■ **Description of the task**
Once the pictures are set aside, transcribe the remaining data exactly.

■ **Data provided**
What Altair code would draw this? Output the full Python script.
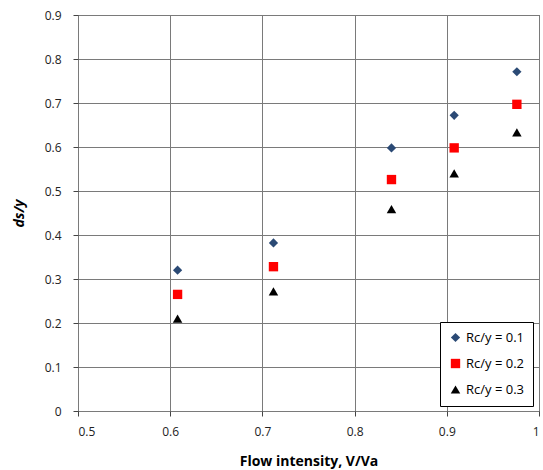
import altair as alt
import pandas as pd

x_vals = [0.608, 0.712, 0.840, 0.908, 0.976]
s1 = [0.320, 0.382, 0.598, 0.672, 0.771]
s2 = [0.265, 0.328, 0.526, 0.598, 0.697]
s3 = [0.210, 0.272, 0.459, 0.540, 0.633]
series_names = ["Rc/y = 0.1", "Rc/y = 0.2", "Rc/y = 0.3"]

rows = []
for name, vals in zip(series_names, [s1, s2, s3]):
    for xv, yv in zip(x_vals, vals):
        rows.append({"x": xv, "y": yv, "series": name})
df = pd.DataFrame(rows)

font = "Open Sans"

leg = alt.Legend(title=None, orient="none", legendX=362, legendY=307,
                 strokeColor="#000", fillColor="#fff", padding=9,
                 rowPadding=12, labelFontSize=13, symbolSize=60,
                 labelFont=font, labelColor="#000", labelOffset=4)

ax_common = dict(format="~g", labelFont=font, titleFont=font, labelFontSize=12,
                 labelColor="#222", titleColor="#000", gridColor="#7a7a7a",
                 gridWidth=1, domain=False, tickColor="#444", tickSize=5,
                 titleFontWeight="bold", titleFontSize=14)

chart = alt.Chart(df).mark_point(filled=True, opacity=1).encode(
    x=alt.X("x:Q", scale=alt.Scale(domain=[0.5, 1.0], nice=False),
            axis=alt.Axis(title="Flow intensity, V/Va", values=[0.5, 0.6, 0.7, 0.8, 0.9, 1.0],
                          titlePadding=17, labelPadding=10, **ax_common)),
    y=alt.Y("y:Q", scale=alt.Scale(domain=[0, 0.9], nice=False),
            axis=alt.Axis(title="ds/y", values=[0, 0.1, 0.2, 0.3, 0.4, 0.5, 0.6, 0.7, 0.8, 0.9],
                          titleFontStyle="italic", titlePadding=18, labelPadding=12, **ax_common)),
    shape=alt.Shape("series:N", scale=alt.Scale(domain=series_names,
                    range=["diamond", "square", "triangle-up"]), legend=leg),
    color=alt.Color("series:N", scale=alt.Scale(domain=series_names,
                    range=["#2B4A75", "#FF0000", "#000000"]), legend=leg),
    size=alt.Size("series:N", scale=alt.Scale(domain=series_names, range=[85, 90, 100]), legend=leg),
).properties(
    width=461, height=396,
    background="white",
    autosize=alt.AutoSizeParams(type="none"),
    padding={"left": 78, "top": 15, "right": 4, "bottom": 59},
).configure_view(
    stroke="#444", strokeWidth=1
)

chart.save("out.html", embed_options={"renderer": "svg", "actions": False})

■ **Answer to this exercise**
What Altair code would draw this? Output the full Python script.
import altair as alt
import pandas as pd

x_vals = [0.608, 0.712, 0.840, 0.908, 0.976]
s1 = [0.320, 0.382, 0.598, 0.672, 0.771]
s2 = [0.265, 0.328, 0.526, 0.598, 0.697]
s3 = [0.210, 0.272, 0.459, 0.540, 0.633]
series_names = ["Rc/y = 0.1", "Rc/y = 0.2", "Rc/y = 0.3"]

rows = []
for name, vals in zip(series_names, [s1, s2, s3]):
    for xv, yv in zip(x_vals, vals):
        rows.append({"x": xv, "y": yv, "series": name})
df = pd.DataFrame(rows)

font = "Open Sans"

leg = alt.Legend(title=None, orient="none", legendX=362, legendY=307,
                 strokeColor="#000", fillColor="#fff", padding=9,
                 rowPadding=12, labelFontSize=13, symbolSize=60,
                 labelFont=font, labelColor="#000", labelOffset=4)

ax_common = dict(format="~g", labelFont=font, titleFont=font, labelFontSize=12,
                 labelColor="#222", titleColor="#000", gridColor="#7a7a7a",
                 gridWidth=1, domain=False, tickColor="#444", tickSize=5,
                 titleFontWeight="bold", titleFontSize=14)

chart = alt.Chart(df).mark_point(filled=True, opacity=1).encode(
    x=alt.X("x:Q", scale=alt.Scale(domain=[0.5, 1.0], nice=False),
            axis=alt.Axis(title="Flow intensity, V/Va", values=[0.5, 0.6, 0.7, 0.8, 0.9, 1.0],
                          titlePadding=17, labelPadding=10, **ax_common)),
    y=alt.Y("y:Q", scale=alt.Scale(domain=[0, 0.9], nice=False),
            axis=alt.Axis(title="ds/y", values=[0, 0.1, 0.2, 0.3, 0.4, 0.5, 0.6, 0.7, 0.8, 0.9],
                          titleFontStyle="italic", titlePadding=18, labelPadding=12, **ax_common)),
    shape=alt.Shape("series:N", scale=alt.Scale(domain=series_names,
                    range=["diamond", "square", "triangle-up"]), legend=leg),
    color=alt.Color("series:N", scale=alt.Scale(domain=series_names,
                    range=["#2B4A75", "#FF0000", "#000000"]), legend=leg),
    size=alt.Size("series:N", scale=alt.Scale(domain=series_names, range=[85, 90, 100]), legend=leg),
).properties(
    width=461, height=396,
    background="white",
    autosize=alt.AutoSizeParams(type="none"),
    padding={"left": 78, "top": 15, "right": 4, "bottom": 59},
).configure_view(
    stroke="#444", strokeWidth=1
)

chart.save("out.html", embed_options={"renderer": "svg", "actions": False})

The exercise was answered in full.